Most notably there is a distinct problem with the idea that 'we' can remake the world and its only 'false consciousness' and the illusions of the media and money power of 'the system' that decide otherwise. Since the civil rights movement and anti-Vietnam protests of the 60s when Chomsky came to prominence, 'the system' has absorbed counter-culture successfully.

The only line left of Noam Chomsky, who still makes some brilliant points about US double standards in foreign policy is the ideal of anarcho-syndicalism that depend on the myth of revolution and of 'revolution betrayed' and 'deferred' by the increased sophistication of US corporate capitalism, admass society and the media machine.

New thinking about the world is necessary but real benefits can come only by ridding ourselves of illusory and burdensome hopes of a world that would be perfect if it were not for the dominance of one global system of capitalism-in Chomsky's view of the US's Imperial Elite having far more domination and control than it does.

In reality that does not exist: Chomsky like all Radical Enlightenment figures is Eurocentric and parochial in thinking that US Imperialism is the root cause of most of the globe's problems from inequality, to profligate consumerism, the arms race, racism and poverty.
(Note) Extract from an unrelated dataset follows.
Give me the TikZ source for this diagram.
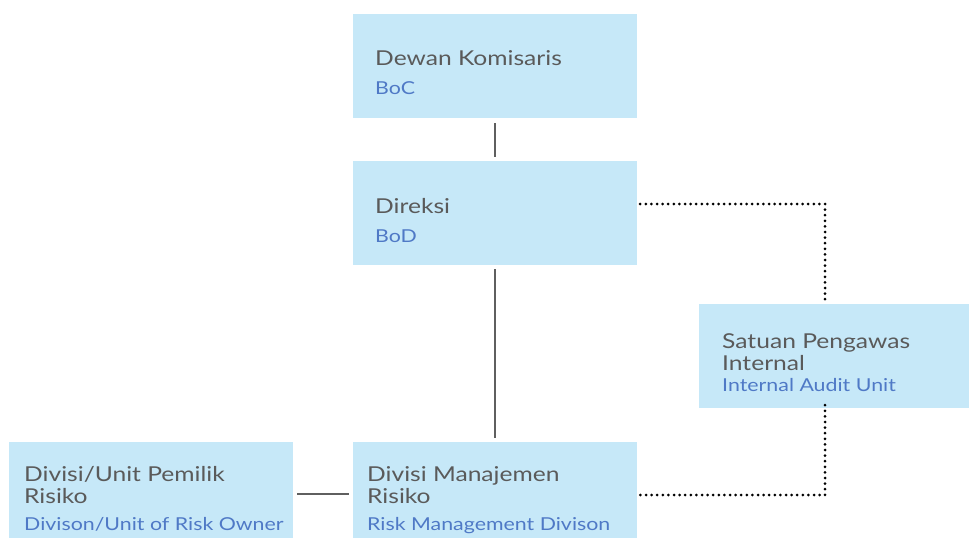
\documentclass[tikz,border=0pt]{standalone}
\usepackage{fontspec}
\setmainfont{Lato}[FakeStretch=1.2]
\definecolor{boxfill}{HTML}{C6E8F8}
\definecolor{maintxt}{HTML}{5A5A5A}
\definecolor{subtxt}{HTML}{4F79C6}
\definecolor{linegray}{HTML}{5F5F5F}
\begin{document}
\begin{tikzpicture}[x=1pt,y=-1pt,
  orgbox/.style={draw=none,fill=boxfill,rectangle,inner sep=0pt},
  title/.style={anchor=base west,inner sep=0pt,text=maintxt,font=\fontsize{20.5}{22}\selectfont},
  sub/.style={anchor=base west,inner sep=0pt,text=subtxt,font=\fontsize{17.8}{20}\selectfont},
  solidline/.style={draw=linegray,line width=2pt},
  dotline/.style={draw=black,line width=3pt,line cap=round,dash pattern=on 0pt off 5.6pt}]
\useasboundingbox (0,0) rectangle (969,538);
% boxes
\node[orgbox,minimum width=284pt,minimum height=104pt] (boc) at (495,66) {};
\node[orgbox,minimum width=284pt,minimum height=104pt] (bod) at (495,213) {};
\node[orgbox,minimum width=270pt,minimum height=104pt] (spi) at (834,356) {};
\node[orgbox,minimum width=284pt,minimum height=100pt] (own) at (151,492) {};
\node[orgbox,minimum width=284pt,minimum height=100pt] (rmd) at (495,492) {};
% texts
\node[title] (t1) at (375,65) {Dewan Komisaris};
\node[sub] (s1) at (375,94) {BoC};
\node[title] (t2) at (375,213) {Direksi};
\node[sub] (s2) at (375,242) {BoD};
\node[title] (t3a) at (722,348) {Satuan Pengawas};
\node[title] (t3b) at (722,370) {Internal};
\node[sub] (s3) at (722,391) {Internal Audit Unit};
\node[title] (t4a) at (24,481) {Divisi/Unit Pemilik};
\node[title] (t4b) at (24,503) {Risiko};
\node[sub] (s4) at (24,530) {Divison/Unit of Risk Owner};
\node[title] (t5a) at (367,481) {Divisi Manajemen};
\node[title] (t5b) at (367,503) {Risiko};
\node[sub] (s5) at (367,530) {Risk Management Divison};
% solid connectors
\draw[solidline,shorten <=5pt,shorten >=4pt] (boc.south) -- (bod.north);
\draw[solidline,shorten <=4pt,shorten >=4pt] (bod.south) -- (rmd.north);
\coordinate (h1) at (0,494);
\draw[solidline,shorten <=4pt,shorten >=4pt] (own.east |- h1) -- (rmd.west |- h1);
% dotted connectors
\coordinate (c1) at (825,204);
\coordinate (c2) at (825,495);
\draw[dotline] ([xshift=3pt]bod.east |- c1) -- (c1) -- (spi.north -| c1);
\draw[dotline] ([yshift=3pt]spi.south -| c2) -- (c2) -- ([xshift=3pt]rmd.east |- c2);
\end{tikzpicture}
\end{document}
It depends upon three myths,

1) That the USA is and will continue to be dominant for the foreseeable future and that successful resistance against Empire will necessarily lead to freedom.

2) The reassuring thought that because the USA is an Empire and a formal democracy, global change could come from change within the USA.

3) Third World revolutionary movements , even of the Islamist type, offer the prospect of liberation for the poor and oppressed of the Middle East.

Chomsky is just another Cold War fossil who hasn't had much more of great interest to say since the Vietnam War, though his analysis of the role of a supposedly 'free media' in a liberal democratic capitalist state is still a necessary corrective to the idea that propaganda and media manipulation only occur under totalitarian regimes.